Bilan Osman (born 1992) is a Swedish journalist, opinion columnist and anti-racism activist.

==Early life and education==
She was born in Gothenburg to parents from Somalia, a chemistry professor and an activist, and raised in Partille. Her paternal grandfather, Nor Osman, was a poet. She studied multimedia journalism at Bona Folk High School in Motala.

==Career==
Osman has been a columnist at the newspapers Svenska Dagbladet (2018–2019) and Expressen, and also written opinion articles for other Swedish publications, including the magazine Opulens. For eight years beginning in 2013, her primary work was as a travelling educator for the anti-racism Expo foundation. She then joined the Islamic Ibn Rushd Study Association.

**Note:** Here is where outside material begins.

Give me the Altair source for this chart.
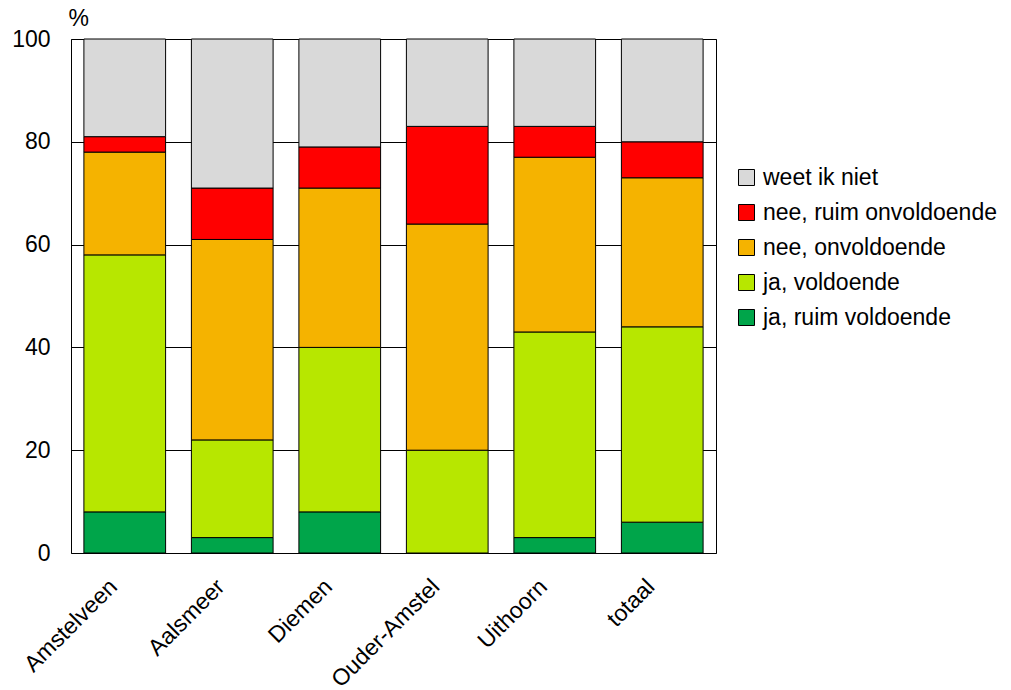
import altair as alt
import pandas as pd

gemeenten = ["Amstelveen", "Aalsmeer", "Diemen", "Ouder-Amstel", "Uithoorn", "totaal"]
categorieen = ["ja, ruim voldoende", "ja, voldoende", "nee, onvoldoende",
               "nee, ruim onvoldoende", "weet ik niet"]
kleuren = ["#00A54A", "#B7E700", "#F5B300", "#FF0000", "#D9D9D9"]

ja_ruim = [8, 3, 8, 0, 3, 6]
ja = [50, 19, 32, 20, 40, 38]
nee = [20, 39, 31, 44, 34, 29]
nee_ruim = [3, 10, 8, 19, 6, 7]
weet_niet = [19, 29, 21, 17, 17, 20]

series = [ja_ruim, ja, nee, nee_ruim, weet_niet]
rows = []
for ci, (cat, vals) in enumerate(zip(categorieen, series)):
    for g, v in zip(gemeenten, vals):
        rows.append({"gemeente": g, "categorie": cat, "waarde": v, "volgorde": ci})
df = pd.DataFrame(rows)

legend_order = list(reversed(categorieen))
FONT = "Liberation Sans"

bars = alt.Chart(df).mark_bar(stroke="black", strokeWidth=1).encode(
    x=alt.X("gemeente:N", sort=gemeenten, title=None,
            scale=alt.Scale(paddingInner=0.24, paddingOuter=0.12),
            axis=alt.Axis(labelAngle=-45, labelAlign="right", labelBaseline="top",
                          labelFontSize=23, labelFont=FONT, labelColor="black",
                          ticks=False, domain=False, labelPadding=22, labelOffset=-19,
                          grid=False, labelLimit=0)),
    y=alt.Y("waarde:Q", stack="zero", title="%",
            scale=alt.Scale(domain=[0, 100], nice=False),
            axis=alt.Axis(values=[0, 20, 40, 60, 80, 100], grid=True, gridColor="black",
                          gridOpacity=1, gridWidth=1, domain=False, ticks=False,
                          labelFontSize=23, labelFont=FONT, labelColor="black",
                          labelPadding=21,
                          titleAngle=0, titleAnchor="end", titleAlign="left",
                          titleBaseline="bottom", titleX=-3, titleY=-9,
                          titleFontSize=23, titleFont=FONT,
                          titleFontWeight="normal", titleColor="black")),
    color=alt.Color("categorie:N",
                    scale=alt.Scale(domain=categorieen, range=kleuren),
                    sort=legend_order,
                    legend=alt.Legend(title=None, orient="none", legendX=664, legendY=127,
                                      symbolType="square", symbolSize=256,
                                      symbolStrokeColor="black", symbolStrokeWidth=1,
                                      labelFontSize=23, labelFont=FONT, labelLimit=0,
                                      labelColor="black", rowPadding=11, labelOffset=5,
                                      values=legend_order)),
    order=alt.Order("volgorde:Q", sort="ascending"),
)

chart = bars.properties(
    width=645, height=514,
    autosize=alt.AutoSizeParams(type="none"),
    padding={"left": 63, "top": 31, "right": 286, "bottom": 140},
).configure_view(stroke="black", strokeWidth=1)

chart.save("out.html", embed_options={"renderer": "svg", "actions": False})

She has contributed to the anthologies Av oss blev det aldrig några riktiga damer, Svart kvinna (2015) Rummet (2015) and En annan historia (2017).

==Activism==
In 2013, Osman was one of five co-signatories of an open letter in Aftonbladet urging Muslim women in Sweden to veil themselves in solidarity with a pregnant woman who was attacked in Stockholm by a man who objected to her hijab. She stated at the time that the group wanted to normalise the hijab in Sweden.

Educating people about and combatting racism is a major focus for Osman. She has written for the group anti-racist blog Inte rasist, men ... ('Not racist, but ...). In response to the murder of George Floyd and the Black Lives Matter movement in the US, Osman said that she sought to "start a conversation about whiteness" in Sweden. She covers right-wing extremism and has been accused of left-wing extremism; in early 2024 a Facebook post in which she expressed exasperation with white people led to criticism.

==Honors==
In 2014 Osman was the recipient of the annual ELSA Award of the Swedish Committee Against Antisemitism, which is given to "individuals or groups who, via social media or in other ways, counteract anti-Semitism and other types of prejudice". In 2020 she was one of four nominees for the "Rising Star" award of the Swedish Magazine Publishers Association.